Randy Bennett, Public Works division manager, told the council the city has upgraded systems over the past decade and "we've made a lot of improvements on the sanitary sewer side," but cautioned that when "you have that amount of rain in that short amount of time ... there's not a system that's going to be able to take that." He said the city has invested "more than 80–90 plus million" over the last 10 years on sanitary and separation projects and that a few combined‑system locations remain.
Bennett also said crews have been reassigned recently to citywide debris removal and that street sweeping is "a little behind the normal" schedule. He said the city is looking at sending crews to clean catch‑basin tops after heavy rains to remove leaves and sticks that can plug drains, and that the city aims to meet its MPDS permit cycle of cleaning basins two to three times a year.

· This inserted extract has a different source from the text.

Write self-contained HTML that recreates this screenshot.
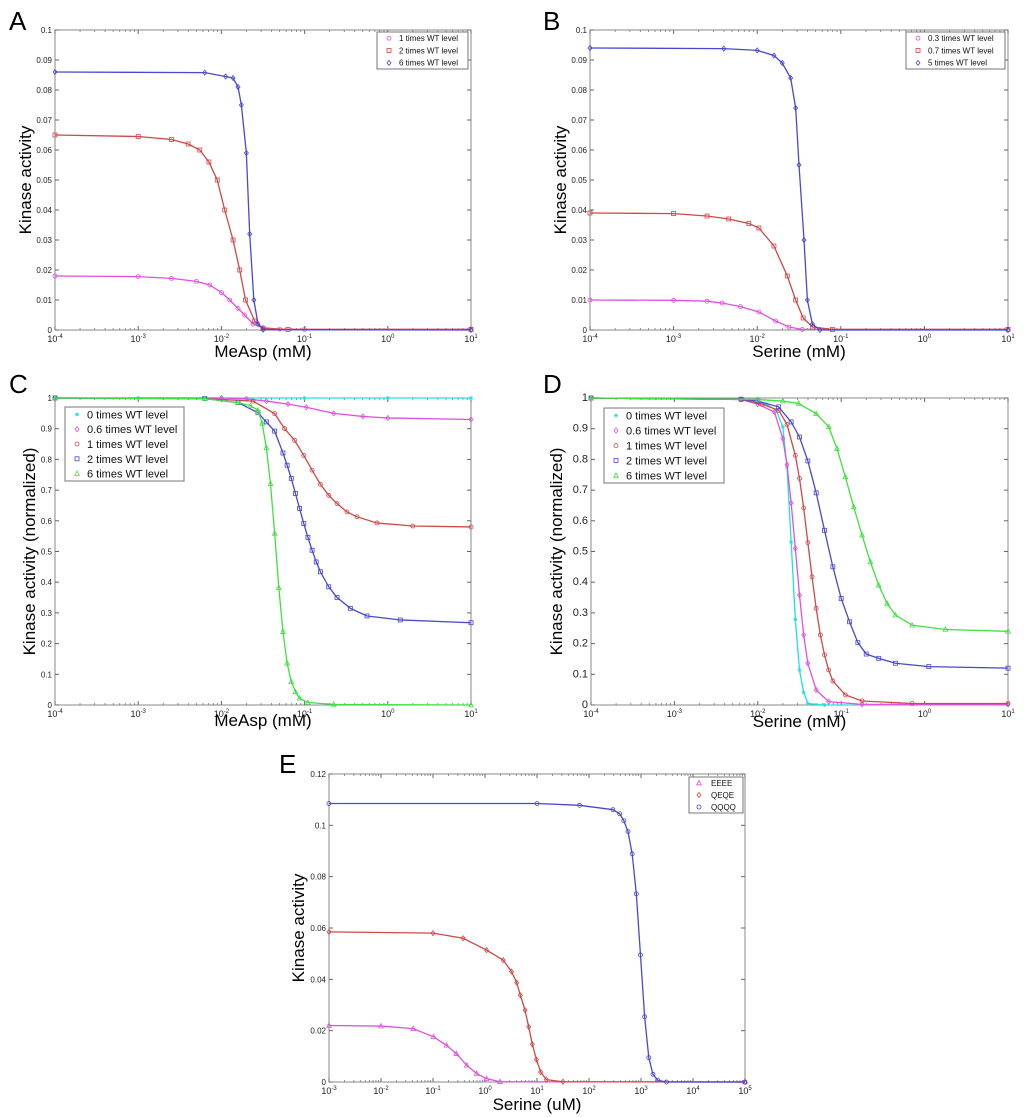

On blight, Beverly Cosby and other residents named specific properties they said were unsafe or overgrown. Council and staff asked residents to provide addresses: "Marty's here. Marty's just taking those addresses down," the presiding officer said, and staff promised to route reports to code enforcement. The council described the code enforcement process as a multi‑step inspection, notice and lien/demolition procedure and said properties owned by out‑of‑state LLCs are often slower to remediate.
Troy Everts, a property owner, described a separate utilities dispute in which he says the water utility left a "dead stub" service at his driveway and is insisting he remove it or face a charge. He said removing the stub would require expensive permits to dig under a four‑lane street. Council members and staff agreed to follow up directly: Council member Ray Foyce asked to exchange contact details with Everts so staff could respond.
Council did not take formal action on any of the items. Staff said they would follow up with residents who provided contact information and that code enforcement would inspect named properties.
The council closed public comment and proceeded with its agenda.